* [CHALLENGE]:
Give again exactly the lines that run from the start of the records to the line holding "-- (#2+#7,#4) -- (#2+#6,#4)", both ends counted. Do not include the pictures.

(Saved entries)
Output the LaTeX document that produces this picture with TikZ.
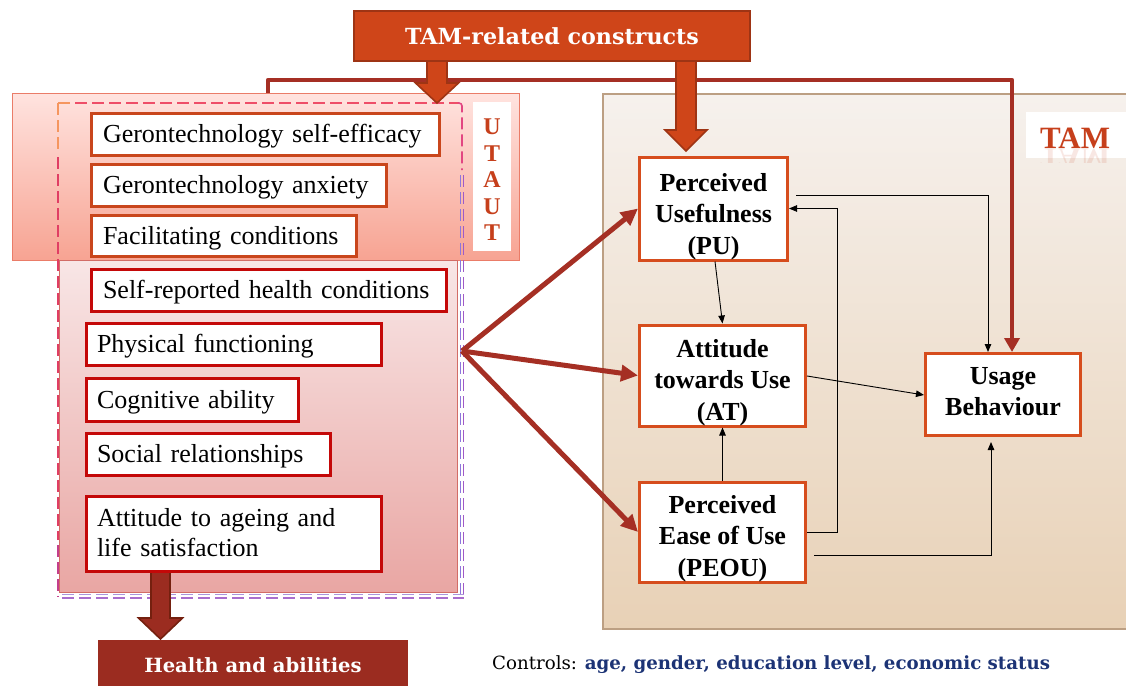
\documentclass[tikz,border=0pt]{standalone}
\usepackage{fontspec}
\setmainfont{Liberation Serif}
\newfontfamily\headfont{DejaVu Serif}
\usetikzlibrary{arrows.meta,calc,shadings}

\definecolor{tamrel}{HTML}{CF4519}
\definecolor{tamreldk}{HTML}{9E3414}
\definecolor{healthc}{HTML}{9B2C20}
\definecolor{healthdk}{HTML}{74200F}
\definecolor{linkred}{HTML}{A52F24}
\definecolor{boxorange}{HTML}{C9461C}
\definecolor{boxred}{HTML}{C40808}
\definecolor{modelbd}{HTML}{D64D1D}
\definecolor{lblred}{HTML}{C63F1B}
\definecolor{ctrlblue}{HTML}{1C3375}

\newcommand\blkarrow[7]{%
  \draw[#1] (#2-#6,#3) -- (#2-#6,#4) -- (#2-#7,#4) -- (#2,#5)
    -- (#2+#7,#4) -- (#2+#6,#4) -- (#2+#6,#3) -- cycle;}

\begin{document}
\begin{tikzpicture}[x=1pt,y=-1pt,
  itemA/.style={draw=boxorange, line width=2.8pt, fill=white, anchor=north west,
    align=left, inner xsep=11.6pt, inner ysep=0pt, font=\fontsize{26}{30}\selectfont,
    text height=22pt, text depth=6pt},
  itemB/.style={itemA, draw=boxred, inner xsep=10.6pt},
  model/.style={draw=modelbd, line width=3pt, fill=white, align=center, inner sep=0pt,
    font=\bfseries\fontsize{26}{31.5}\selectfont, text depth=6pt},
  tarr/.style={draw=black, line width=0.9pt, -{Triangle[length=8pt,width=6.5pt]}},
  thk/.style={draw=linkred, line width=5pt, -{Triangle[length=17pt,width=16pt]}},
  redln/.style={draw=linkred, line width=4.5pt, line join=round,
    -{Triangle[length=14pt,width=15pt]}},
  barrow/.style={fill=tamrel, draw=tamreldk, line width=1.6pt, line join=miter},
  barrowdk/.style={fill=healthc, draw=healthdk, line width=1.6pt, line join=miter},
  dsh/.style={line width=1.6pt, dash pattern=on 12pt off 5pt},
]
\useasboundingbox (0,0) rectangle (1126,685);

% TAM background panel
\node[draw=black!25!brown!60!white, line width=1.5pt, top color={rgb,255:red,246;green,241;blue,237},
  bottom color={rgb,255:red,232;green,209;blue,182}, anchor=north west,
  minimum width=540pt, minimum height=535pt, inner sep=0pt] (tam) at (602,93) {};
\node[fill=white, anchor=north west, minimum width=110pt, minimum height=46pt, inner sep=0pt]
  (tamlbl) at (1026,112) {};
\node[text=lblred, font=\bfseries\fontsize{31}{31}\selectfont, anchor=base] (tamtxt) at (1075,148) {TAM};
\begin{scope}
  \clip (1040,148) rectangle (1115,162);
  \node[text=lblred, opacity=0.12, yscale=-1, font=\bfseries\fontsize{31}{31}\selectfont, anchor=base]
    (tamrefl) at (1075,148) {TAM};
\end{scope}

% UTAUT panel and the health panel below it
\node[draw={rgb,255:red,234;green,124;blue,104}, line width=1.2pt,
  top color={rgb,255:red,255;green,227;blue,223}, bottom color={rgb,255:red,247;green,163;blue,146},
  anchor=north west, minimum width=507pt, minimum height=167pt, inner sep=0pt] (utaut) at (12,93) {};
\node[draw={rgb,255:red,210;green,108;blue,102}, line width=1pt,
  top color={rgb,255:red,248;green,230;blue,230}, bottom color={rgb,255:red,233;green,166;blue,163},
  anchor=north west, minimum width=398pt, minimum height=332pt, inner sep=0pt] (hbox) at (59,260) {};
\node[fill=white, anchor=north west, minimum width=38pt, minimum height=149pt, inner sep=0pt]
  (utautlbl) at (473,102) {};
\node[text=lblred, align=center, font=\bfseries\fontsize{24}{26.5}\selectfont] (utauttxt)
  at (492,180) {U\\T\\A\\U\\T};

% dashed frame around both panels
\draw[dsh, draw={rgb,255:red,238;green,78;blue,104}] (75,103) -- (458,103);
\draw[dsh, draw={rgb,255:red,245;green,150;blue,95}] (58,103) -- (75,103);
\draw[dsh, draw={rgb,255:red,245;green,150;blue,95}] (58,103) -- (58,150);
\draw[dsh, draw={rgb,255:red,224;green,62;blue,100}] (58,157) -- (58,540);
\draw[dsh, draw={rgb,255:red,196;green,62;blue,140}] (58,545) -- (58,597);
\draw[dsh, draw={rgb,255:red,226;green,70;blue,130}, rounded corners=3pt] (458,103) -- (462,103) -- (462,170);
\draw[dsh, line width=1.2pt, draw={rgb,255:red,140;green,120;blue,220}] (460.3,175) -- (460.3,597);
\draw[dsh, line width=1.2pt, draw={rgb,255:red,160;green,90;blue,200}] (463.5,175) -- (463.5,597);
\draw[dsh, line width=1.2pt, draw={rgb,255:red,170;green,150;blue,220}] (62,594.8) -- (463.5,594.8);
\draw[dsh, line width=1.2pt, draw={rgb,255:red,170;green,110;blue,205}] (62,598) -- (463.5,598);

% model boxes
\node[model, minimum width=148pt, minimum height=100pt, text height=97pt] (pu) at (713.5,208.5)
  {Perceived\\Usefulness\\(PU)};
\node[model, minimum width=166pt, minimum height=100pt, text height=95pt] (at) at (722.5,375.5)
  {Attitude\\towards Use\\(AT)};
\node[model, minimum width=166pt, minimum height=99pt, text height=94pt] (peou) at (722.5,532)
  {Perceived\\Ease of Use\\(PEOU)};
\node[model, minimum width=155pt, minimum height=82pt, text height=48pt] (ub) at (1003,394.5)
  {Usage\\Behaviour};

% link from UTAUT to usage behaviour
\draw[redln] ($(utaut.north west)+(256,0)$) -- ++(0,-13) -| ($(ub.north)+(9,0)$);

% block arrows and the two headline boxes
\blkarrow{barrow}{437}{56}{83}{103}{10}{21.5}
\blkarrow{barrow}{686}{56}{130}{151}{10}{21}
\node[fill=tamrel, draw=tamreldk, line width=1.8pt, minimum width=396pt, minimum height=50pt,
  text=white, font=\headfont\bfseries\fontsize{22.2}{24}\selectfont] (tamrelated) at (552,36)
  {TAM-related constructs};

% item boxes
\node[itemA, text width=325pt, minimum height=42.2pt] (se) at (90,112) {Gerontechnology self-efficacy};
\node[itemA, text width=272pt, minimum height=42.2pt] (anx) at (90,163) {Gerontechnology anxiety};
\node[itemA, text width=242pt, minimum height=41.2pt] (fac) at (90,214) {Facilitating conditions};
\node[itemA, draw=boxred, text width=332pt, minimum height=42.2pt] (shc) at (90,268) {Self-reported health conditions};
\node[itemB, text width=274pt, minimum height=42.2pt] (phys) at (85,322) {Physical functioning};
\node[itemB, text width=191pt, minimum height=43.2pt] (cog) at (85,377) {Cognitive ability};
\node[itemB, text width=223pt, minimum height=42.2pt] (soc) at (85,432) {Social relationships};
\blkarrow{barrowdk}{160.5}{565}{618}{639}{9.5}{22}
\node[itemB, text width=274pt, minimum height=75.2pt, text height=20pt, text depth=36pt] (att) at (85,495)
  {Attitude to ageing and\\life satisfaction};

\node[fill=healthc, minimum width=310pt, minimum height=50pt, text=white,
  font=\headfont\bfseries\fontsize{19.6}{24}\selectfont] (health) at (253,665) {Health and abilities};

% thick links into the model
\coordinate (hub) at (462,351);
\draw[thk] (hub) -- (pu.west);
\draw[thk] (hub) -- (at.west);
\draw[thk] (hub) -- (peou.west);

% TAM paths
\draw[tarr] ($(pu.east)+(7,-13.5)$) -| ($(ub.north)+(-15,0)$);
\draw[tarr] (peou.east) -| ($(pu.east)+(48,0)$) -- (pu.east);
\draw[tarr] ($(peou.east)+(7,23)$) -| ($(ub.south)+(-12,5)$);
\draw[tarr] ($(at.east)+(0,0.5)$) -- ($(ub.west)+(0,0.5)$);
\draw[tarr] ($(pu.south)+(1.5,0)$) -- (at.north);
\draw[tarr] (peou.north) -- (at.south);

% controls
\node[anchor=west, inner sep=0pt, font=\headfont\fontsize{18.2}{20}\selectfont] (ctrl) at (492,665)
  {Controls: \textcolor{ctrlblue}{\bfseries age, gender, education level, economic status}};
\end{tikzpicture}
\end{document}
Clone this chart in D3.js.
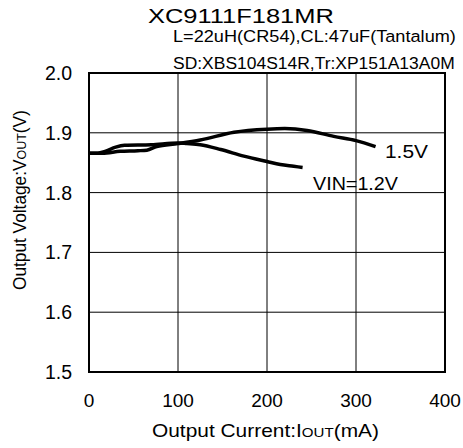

* [FINISHED ANSWER]:
Output the LaTeX document that produces this picture with TikZ.
\documentclass[tikz,border=0pt]{standalone}
\usepackage{fontspec}
\setmainfont{Liberation Serif}
\newfontfamily\headfont{DejaVu Serif}
\usetikzlibrary{arrows.meta,calc,shadings}

\definecolor{tamrel}{HTML}{CF4519}
\definecolor{tamreldk}{HTML}{9E3414}
\definecolor{healthc}{HTML}{9B2C20}
\definecolor{healthdk}{HTML}{74200F}
\definecolor{linkred}{HTML}{A52F24}
\definecolor{boxorange}{HTML}{C9461C}
\definecolor{boxred}{HTML}{C40808}
\definecolor{modelbd}{HTML}{D64D1D}
\definecolor{lblred}{HTML}{C63F1B}
\definecolor{ctrlblue}{HTML}{1C3375}

\newcommand\blkarrow[7]{%
  \draw[#1] (#2-#6,#3) -- (#2-#6,#4) -- (#2-#7,#4) -- (#2,#5)
    -- (#2+#7,#4) -- (#2+#6,#4) -- (#2+#6,#3) -- cycle;}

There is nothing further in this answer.